Columbia International Affairs Online: Working Papers

CIAO DATE: 11/2012

Freeing the Global Market: How to Boost the Economy by Curbing Regulatory Distortions

Shanker A. Singham

October 2012

Council on Foreign Relations


The U.S. economy faces major challenges competing internationally. One of the most worrisome is the growing use in China and other advanced developing countries of anticompetitive market distortions (ACMDs)—including regulatory protection that privileges specific companies—which put foreign competitors at a disadvantage. ACMDs are government actions that give certain business interests artificial competitive advantages over their rivals, be they foreign or domestic, to the detriment of consumer welfare.
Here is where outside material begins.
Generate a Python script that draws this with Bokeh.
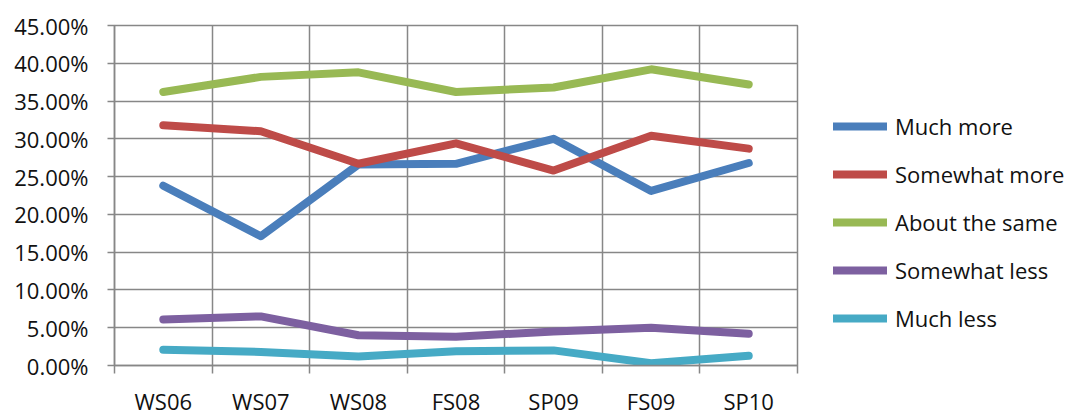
from bokeh.plotting import figure
from bokeh.models import Range1d, FixedTicker, NumeralTickFormatter, Legend, LegendItem
from bokeh.embed import file_html
from bokeh.resources import INLINE

categories = ["WS06", "WS07", "WS08", "FS08", "SP09", "FS09", "SP10"]
much_more = [0.238, 0.171, 0.266, 0.267, 0.300, 0.231, 0.268]
somewhat_more = [0.318, 0.310, 0.267, 0.294, 0.258, 0.304, 0.287]
about_same = [0.362, 0.382, 0.388, 0.362, 0.368, 0.392, 0.372]
somewhat_less = [0.061, 0.065, 0.040, 0.038, 0.045, 0.050, 0.042]
much_less = [0.021, 0.018, 0.012, 0.019, 0.020, 0.003, 0.013]
y_ticks = [0.0, 0.05, 0.10, 0.15, 0.20, 0.25, 0.30, 0.35, 0.40, 0.45]

series = [
    ("Much more", much_more, "#4A7EBB"),
    ("Somewhat more", somewhat_more, "#BE4B48"),
    ("About the same", about_same, "#98B954"),
    ("Somewhat less", somewhat_less, "#7D60A0"),
    ("Much less", much_less, "#46AAC5"),
]

n = len(categories)
centers = [i + 0.5 for i in range(n)]
bounds = [float(i) for i in range(n + 1)]

FONT = "Open Sans"
GRID = "#878787"

p = figure(frame_width=683, frame_height=340, output_backend="svg", toolbar_location=None,
           x_range=Range1d(0, n), y_range=Range1d(y_ticks[0], y_ticks[-1]),
           min_border_left=114, min_border_top=25, min_border_right=269, min_border_bottom=44)
p.background_fill_color = "white"
p.border_fill_color = "white"
p.outline_line_color = GRID
p.outline_line_width = 1.5

# y axis
p.yaxis.ticker = FixedTicker(ticks=y_ticks)
p.yaxis.formatter = NumeralTickFormatter(format="0.00%")
p.yaxis.axis_line_color = GRID
p.yaxis.axis_line_width = 1.5
p.yaxis.major_tick_line_color = GRID
p.yaxis.major_tick_line_width = 1.5
p.yaxis.major_tick_out = 7
p.yaxis.major_tick_in = 0
p.yaxis.minor_tick_line_color = None
p.yaxis.major_label_standoff = 19
p.yaxis.major_label_text_font = FONT
p.yaxis.major_label_text_font_size = "22px"
p.yaxis.major_label_text_color = "#111111"

# x axis: labels at centers, ticks at boundaries
p.xaxis.ticker = FixedTicker(ticks=centers, minor_ticks=bounds)
p.xaxis.major_label_overrides = {c: name for c, name in zip(centers, categories)}
p.xaxis.axis_line_color = GRID
p.xaxis.axis_line_width = 1.5
p.xaxis.major_tick_line_color = None
p.xaxis.major_tick_out = 0
p.xaxis.major_tick_in = 0
p.xaxis.minor_tick_line_color = GRID
p.xaxis.minor_tick_line_width = 1.5
p.xaxis.minor_tick_out = 8
p.xaxis.minor_tick_in = 0
p.xaxis.major_label_standoff = 12
p.xaxis.major_label_text_font = FONT
p.xaxis.major_label_text_font_size = "22px"
p.xaxis.major_label_text_color = "#111111"

p.xgrid.ticker = FixedTicker(ticks=bounds)
p.xgrid.grid_line_color = GRID
p.xgrid.grid_line_width = 1.5
p.ygrid.grid_line_color = GRID
p.ygrid.grid_line_width = 1.5

items = []
for name, vals, color in series:
    r = p.line(centers, vals, line_color=color, line_width=8,
               line_join="round", line_cap="round")
    items.append(LegendItem(label=name, renderers=[r]))

legend = Legend(items=items, location=(36, 32), orientation="vertical",
                glyph_width=54, glyph_height=24, label_height=24, spacing=18,
                label_standoff=8, padding=0, margin=0,
                label_text_font=FONT, label_text_font_size="22px",
                label_text_color="#111111", border_line_color=None,
                background_fill_alpha=0)
p.add_layout(legend, "right")

open("out.html", "w").write(file_html(p, INLINE))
These market distortions are especially damaging to the industries in which the United States enjoys the greatest comparative advantages, but they are also harmful to the long-term prosperity of developing economies and cost the global economy trillions of dollars. To combat ACMDs, the conventional trade policy approach of focusing on the removal of narrow market access barriers is inadequate. Trade negotiations traditionally involve countries removing domestic barriers protecting import-sensitive industries in exchange for greater access abroad for successful export industries. Opposing trade ministries are the only parties at the negotiating table. Yet this approach does not build competitive markets and drive through regulatory reform. Instead, the United States and other countries should initiate new international negotiations that bring to the table those who advocate for exporters (typically trade ministries) and those who advocate for domestic consumers and competing firms (typically competition agencies). Such negotiations would have the goal of maximizing consumer welfare, using competition to deliver more and better goods and services at lower prices.